I installed Fedora 16 on my workstation after backing up my data. I
normally do a clean install and reformat everything accept for the
/home
logical volume. I get a brand new system and don’t lose my
data. Everything appeared to go well during the install. When I
rebooted I was greeted with an unfriendly Grub2 Rescue Mode. The new
boot loader couldn’t boot my system.
I’m quite familar with the older Grub and using its shell mode to
recover my system. Boy was I in for a suprise. Grub 2’s command shell
is completely different. Unequipped with a “help” or “?” command to
boot! At this point the Grub2 rescue shell has 4 commands: ls
, set
,
unset
, and insmod
. Helpful isn’t it?
I was already using Google (from my smart phone). There’s not a lot of quality documentation about recovering a system with Grub2. There are quite a lot of Ubuntu articles. This is a big problem. A big problem in that Grub2 should have more visible documentation and a big problem that Fedora should have more visible documentation.
Learn More About Grub2 Rescue Mode
Running ls
showed me the problem after I had figured out how Grub2 was
working. It only listed “(hd0) (hd1)
”. Grub didn’t see the /boot
partitions because they were RAID 1 partitions.
Turns out Fedora has never “supported” /boot on a RAID 1 device. Its worked for years and allowed me to recover broken systems many times.
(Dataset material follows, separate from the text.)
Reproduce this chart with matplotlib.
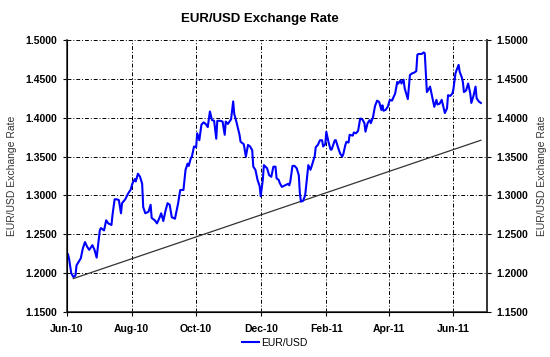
import matplotlib
matplotlib.use('Agg')
import matplotlib.pyplot as plt
import matplotlib.dates as mdates
import numpy as np
import pandas as pd

plt.rcParams['font.family'] = ['Liberation Sans', 'DejaVu Sans']

# days since 2010-06-01 and EUR/USD closes
start = pd.Timestamp('2010-06-01')
days = [0, 1, 2, 4, 6, 8, 9, 13, 15, 17, 19, 21, 24, 26, 28, 31, 32, 35, 37, 39,
        42, 43, 45, 47, 49, 51, 52, 55, 58, 60, 62, 64, 65, 67, 69, 71, 72, 74, 77, 79,
        80, 83, 85, 87, 89, 91, 93, 95, 97, 99, 102, 105, 107, 110, 112, 114, 115, 117, 118, 120,
        122, 123, 125, 127, 129, 131, 133, 135, 137, 139, 141, 142, 145, 147, 149, 150, 152, 155, 157, 158,
        160, 163, 164, 167, 169, 171, 173, 175, 176, 178, 180, 182, 183, 185, 186, 189, 191, 193, 195, 197,
        198, 200, 201, 203, 206, 209, 210, 211, 213, 215, 217, 219, 220, 221, 223, 225, 227, 228, 230, 231,
        233, 234, 235, 237, 239, 241, 242, 244, 245, 247, 249, 250, 253, 254, 256, 258, 260, 261, 263, 264,
        266, 267, 270, 271, 273, 275, 277, 279, 281, 282, 284, 286, 287, 289, 291, 293, 295, 297, 298, 299,
        301, 303, 305, 307, 310, 312, 313, 315, 316, 318, 319, 322, 323, 324, 326, 328, 330, 331, 332, 335,
        337, 338, 339, 340, 341, 343, 345, 346, 347, 349, 350, 352, 354, 356, 357, 359, 360, 362, 364, 365,
        367, 368, 370, 371, 373, 374, 375, 377, 379, 381, 382, 384, 386, 387, 389, 391]
rate = [1.226, 1.224, 1.218, 1.200, 1.195, 1.197, 1.210, 1.219, 1.232, 1.240, 1.234, 1.230, 1.236, 1.230, 1.220, 1.255, 1.258, 1.255, 1.268, 1.264,
        1.262, 1.275, 1.295, 1.295, 1.294, 1.277, 1.290, 1.295, 1.303, 1.307, 1.316, 1.321, 1.318, 1.328, 1.324, 1.315, 1.285, 1.277, 1.279, 1.288,
        1.271, 1.268, 1.264, 1.270, 1.277, 1.267, 1.280, 1.290, 1.288, 1.272, 1.270, 1.290, 1.307, 1.307, 1.333, 1.341, 1.338, 1.348, 1.350, 1.363,
        1.362, 1.380, 1.371, 1.391, 1.394, 1.392, 1.388, 1.408, 1.397, 1.396, 1.373, 1.396, 1.396, 1.395, 1.378, 1.395, 1.392, 1.398, 1.421, 1.405,
        1.395, 1.378, 1.369, 1.366, 1.350, 1.365, 1.363, 1.358, 1.337, 1.333, 1.320, 1.312, 1.299, 1.320, 1.339, 1.335, 1.326, 1.324, 1.337, 1.337,
        1.322, 1.320, 1.316, 1.311, 1.313, 1.315, 1.313, 1.318, 1.338, 1.338, 1.335, 1.326, 1.303, 1.292, 1.293, 1.300, 1.326, 1.339, 1.333, 1.337,
        1.346, 1.350, 1.362, 1.365, 1.371, 1.371, 1.363, 1.366, 1.382, 1.369, 1.359, 1.359, 1.371, 1.371, 1.362, 1.354, 1.350, 1.353, 1.365, 1.369,
        1.368, 1.378, 1.377, 1.381, 1.380, 1.383, 1.399, 1.398, 1.393, 1.382, 1.393, 1.397, 1.393, 1.400, 1.415, 1.422, 1.420, 1.410, 1.416, 1.409,
        1.410, 1.414, 1.423, 1.422, 1.431, 1.446, 1.444, 1.448, 1.444, 1.449, 1.438, 1.424, 1.440, 1.455, 1.457, 1.458, 1.460, 1.481, 1.482, 1.482,
        1.484, 1.483, 1.457, 1.433, 1.435, 1.440, 1.427, 1.420, 1.414, 1.423, 1.417, 1.418, 1.423, 1.412, 1.406, 1.412, 1.429, 1.428, 1.431, 1.436,
        1.457, 1.461, 1.468, 1.459, 1.452, 1.446, 1.433, 1.435, 1.444, 1.431, 1.419, 1.428, 1.440, 1.425, 1.421, 1.419]

trend_days = [6, 391]
trend_rate = [1.193, 1.371]

yticks = [1.15, 1.20, 1.25, 1.30, 1.35, 1.40, 1.45, 1.50]

dates = start + pd.to_timedelta(days, unit='D')
trend_dates = start + pd.to_timedelta(trend_days, unit='D')

fig = plt.figure(figsize=(5.5, 3.57), dpi=100)
ax = fig.add_axes([67/550, 1-312/357, 420/550, 272/357])

ax.plot(trend_dates, trend_rate, color='#333333', lw=0.9, zorder=2)
line, = ax.plot(dates, rate, color='#0000FF', lw=1.5, zorder=3, label='EUR/USD')

ax.set_xlim(start, start + pd.Timedelta(days=396.8))
ax.set_ylim(1.15, 1.50)
ax.set_yticks(yticks)
ax.yaxis.set_major_formatter(matplotlib.ticker.FormatStrFormatter('%.4f'))
ax.xaxis.set_major_locator(mdates.MonthLocator(bymonth=[2, 4, 6, 8, 10, 12]))
ax.xaxis.set_major_formatter(mdates.DateFormatter('%b-%y'))

ax.grid(True, color='black', linestyle=(0, (4, 2, 1, 2)), lw=0.7)
ax.spines['top'].set_visible(False)
for s in ['left', 'bottom', 'right']:
    ax.spines[s].set_linewidth(1.2)
    ax.spines[s].set_color('#333333')
ax.tick_params(axis='both', direction='out', length=3, width=0.8, labelsize=7.5, pad=4)
for lab in ax.get_xticklabels() + ax.get_yticklabels():
    lab.set_fontweight('bold')
ax.tick_params(axis='x', pad=6)
ax.set_ylabel('EUR/USD Exchange Rate', fontsize=7.5, color='#333333', labelpad=6)

ax2 = ax.twinx()
ax2.set_ylim(1.15, 1.50)
ax2.set_yticks(yticks)
ax2.yaxis.set_major_formatter(matplotlib.ticker.FormatStrFormatter('%.4f'))
ax2.spines['top'].set_visible(False)
ax2.spines['right'].set_linewidth(1.2)
ax2.spines['right'].set_color('#333333')
ax2.tick_params(axis='y', direction='out', length=3, width=0.8, labelsize=7.5, pad=4)
for lab in ax2.get_yticklabels():
    lab.set_fontweight('bold')
ax2.set_ylabel('EUR/USD Exchange Rate', fontsize=7.5, color='#333333', labelpad=6)

fig.text(260/550, 1-19/357, 'EUR/USD Exchange Rate', ha='center', va='center',
         fontsize=9.5, fontweight='bold')

fig.legend(handles=[line], loc='center', bbox_to_anchor=(275/550, 1-343/357),
           frameon=False, fontsize=7.5, handlelength=1.6, handletextpad=0.2)

fig.savefig('out.png', dpi=100)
The Fedora 16 installer does not have the Grub modules loaded to support Linux Software RAID devices. (Yes, RAID 1 which you can mount one of the mirrors as normal ext4 filesystem in a pinch.) There is a warning buried in my install logs that Grubby didn’t complete but the install itself had no errors. Needless to say I am disappointed in many ways in the Fedora project.
Fortunately, the above Fedora 16 Common Bugs page had most of the solution. After the install was complete and Grub2 ends up in the rescue shell this is how to recover your system.
-
Boot the Fedora 16 install media and use its Rescue Mode.
-
Tell the rescue mode to find and mount up your existing Linux system. In my case the rescue mode couldn’t find my system. I dropped down to the shell and ran
# mdadm --assemble --scan # vgchange -ay
This loaded up my Software RAID devices and the LVMs on top of them. Mount them properly under `/mnt/sysimage`.
-
You need to setup a chroot to run the Grub2 install program correctly. Because the automated rescue didn’t locate my system and I mounted it my hand, I needed to create enough nodes in
/mnt/sysimage/dev
so I could continue.# cp -a /dev/* /mnt/sysimage/dev/
-
Do the chroot.
# chroot /mnt/sysimage
-
Add the following lines to
/boot/grub2/grub.cfg
:insmod raid insmod mdraid09 insmod mdraid1x
At the top of the file is fine.
-
Now run the following commands:
# grub2-install /dev/sda # grub2-install /dev/sdb
At this point you should see a successful install of Grub 2 on both mirrors of the RAID 1. You should be able to reboot and have the system come up from the hard disks.